Miłość to piękne uczucie, któremu poświęcono wiele powieści, filmów i seriali. Od lat elektryzuje artystów, lecz nie tylko. Nie zawsze jednak stać nas na szczerość. Dlaczego wstydzimy się przyznać, że się zakochałyśmy?

Miłość to dla nas słabość

Kobiety są dużo bardziej emocjonalne niż mężczyźni. One z reguły łatwiej radzą sobie z mówieniem o uczuciach, ponieważ dla nich nie jest to powód do wstydu. Niektóre silne kobiety postrzegają jednak miłość jako słabość. To uczucie, które wystawia je na zranienie i odrzucenie.
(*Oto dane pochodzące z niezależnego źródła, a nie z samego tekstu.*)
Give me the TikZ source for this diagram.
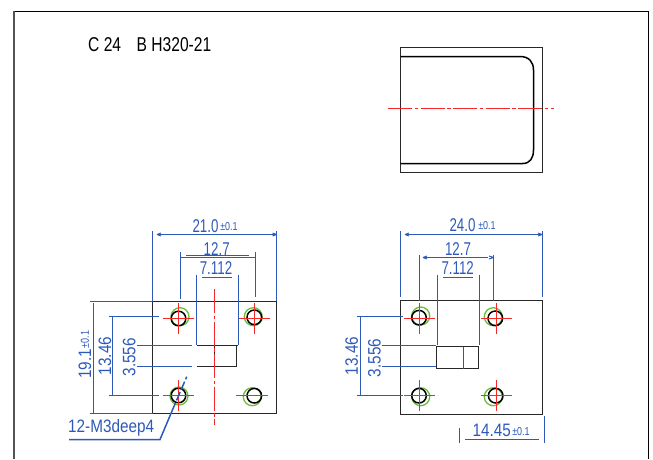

On jest ich słabością. Nie potrafią być dla niego takie surowe jak dla innych mężczyzn.  A wynika to z ich fascynacji, której usilnie zaprzeczają. Takie kobiety chętnie opowiadają całymi godzinami o tym facecie, stosując środek asekuracyjny w postaci – ale on pewnie się ze mną nie spotka. Gdy on je zawodzi, usilnie go usprawiedliwiają. Wykazują zatem typowe objawy zakochania, tylko oficjalnie zaprzeczają temu, co czują.

Wygodniej jest nam udawać, że nie kochamy

Czasem jest nam tak po prostu wygodniej. Oszukujemy same siebie po to, by nie przyznać się przed sobą, jak wielka pustka w nas drzemie. Pragniemy miłości, ale też boimy się skrzywdzenia. Tak dzieje się, gdy ojciec nas zawiódł. Widziałyśmy cierpienie naszej matki i wolimy sobie zaoszczędzić bólu. Zapominamy jednak, że nie każdy facet to kanalia. Tym samym odbieramy sobie prawo do szczęścia, często zupełnie nieświadomie.

Brakuje nam kontaktu ze swoimi emocjami

Nie w każdej kobiecie rozwinęła się umiejętność rozpoznawania własnych emocji. Bardzo często nie wiemy, czym jest to, co aktualnie czujemy. Przypisujemy tym emocjom złe nazwy i w rezultacie same nie rozumiemy swojego zachowania. Twierdzimy, że on nas tylko wkurza, dlatego jesteśmy nerwowe. Nie potrafimy zauważyć, że wkurza nas, bo jesteśmy w nim zakochane.

W naszej rodzinie nikt nie okazywał uczuć

Czasem trudno jest mówić o miłości, zwłaszcza gdy ojciec pił i ze strony rodziców wiało emocjonalnym chłodem. Widziałyśmy tylko ciągłe awantury. Kłótniom właściwie nie było końca. Nie wiemy, jak pokazać komuś uczucie. Jak go przytulić, pocałować, takie proste gesty powodują w nas ogromne skrępowanie i chęć ucieczki. Warto jednak nauczyć się okazywać miłość, bo ta umiejętność pozwala nam zaznać szczęścia.